Published today by the U.S. Patent and Trademark Office, an Apple patent application dubbed "Protective Mechanism for an Electronic Device" describes a couple of methods to help a dropped iPhone or other electronic device better survive its fall.
In one method, on-board sensors would detect how far and how fast the phone is falling and reorient its position. As such, the phone would actually be rotated mid-flight to land on a more durable spot, such as its edge or back, rather than on a more fragile location, such as its display screen.
To achieve this feat, the phone would be equipped with a "protective mechanism" that might use a canister of compressed gas to alter its orientation.

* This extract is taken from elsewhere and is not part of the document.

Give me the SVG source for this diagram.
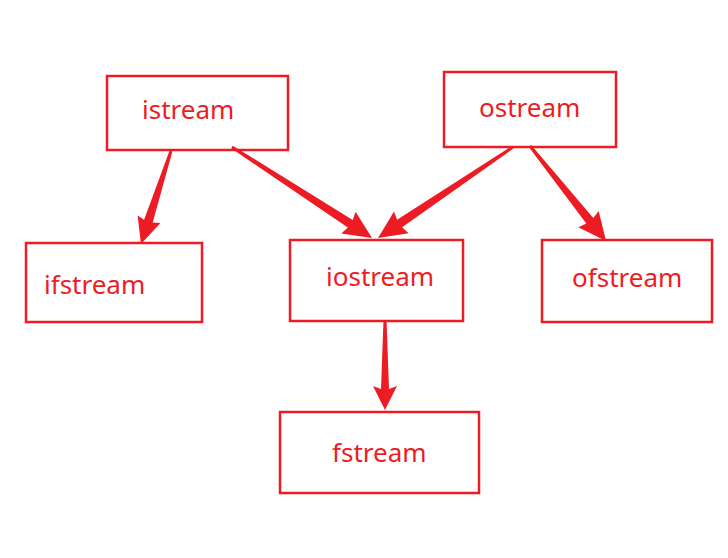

As the patent application describes it:
In one example, the protective mechanism is configured to alter the device orientation as the device is falling. This may allow a less vulnerable portion of the device to impact the surface at the end of a freefall. For example, the protective mechanism may be activated to rotate the device so that it may impact a surface on its edge, rather than on a screen portion.
In another method, the descent of a falling iPhone could actually be slowed, almost like a parachute slows the descent of a skydiver. To pull off this trick, the protective mechanism would trigger an airfoil that would lessen the velocity of the device and cushion the blow once it reaches the ground.
"In this example, the air foil may help to reduce the force of impact as the device hits the surface, as the momentum of the device may be reduced (as the velocity of the fall may be reduced)," the patent application explained.
The patent filing mentions the iPhone by name but also extends the concept to smartphones in general, tablets, laptops, portable music players, and digital cameras.
Apple applied for the patent on September 16, 2011.
It's hard to envision a falling iPhone sprouting air foils or carrying compressed gas to ensure a softer landing. Apple certainly would face challenges stuffing all that technology into such a small device. But the concept is intriguing, especially for all those iPhone owners whose slippery fingers have resulted in a cracked screen.
Clarification at 6:50 a.m. PT: The name of the company that filed the patent has been fixed in one sentence.